I should have added to my response to Deputy Wallace that, in so far as the Road Safety Authority has any evidence to present on this matter to suggest there is anything inaccurate in the report furnished to the joint Oireachtas committee, I would welcome the Road Safety Authority making that submission to the joint committee and, no doubt, the joint committee can call before it members of the Road Safety Authority who have those concerns and let them present their case.

In the context of this matter, transparency has been provided by the publication of the two reports that were published by their furnishing to the joint committee. One cannot have greater transparency than a parliamentary committee being given the opportunity to address issues that may be of concern or conclusions that may be criticised in a report that was published.
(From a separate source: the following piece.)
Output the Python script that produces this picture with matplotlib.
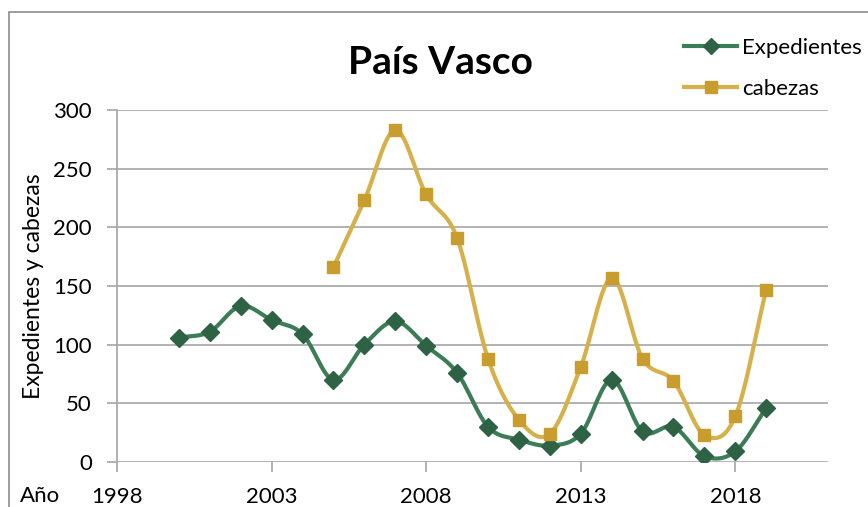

It, of course, remains for the Garda Inspectorate, or an independent body entirely independent of the Garda Síochána, to address issues in the manner in which they deem appropriate. I have no difficulty with Oireachtas committees deciding how they wish to proceed. It remains to be seen whether the Garda Síochána Ombudsman Commission, if it receives a communication from an Oireachtas committee, determines it an appropriate matter for it to engage in.

My only interest in this is to ensure we have a system that is above reproach and that we still have a system that is humane and ensures individuals are given the benefit of a discretion in circumstances where it is appropriate and where justice is not done, and that there is no question of there being any question mark hanging over the manner in which this particular issue is administered. I would not disagree with Deputy Wallace on one aspect of this. It is quite clear there was serious administrative dysfunction, and I have acknowledged that in regard to the manner in which this was dealt with in some districts. That is why the new recommendations made and the code or protocols proposed to be implemented are of importance.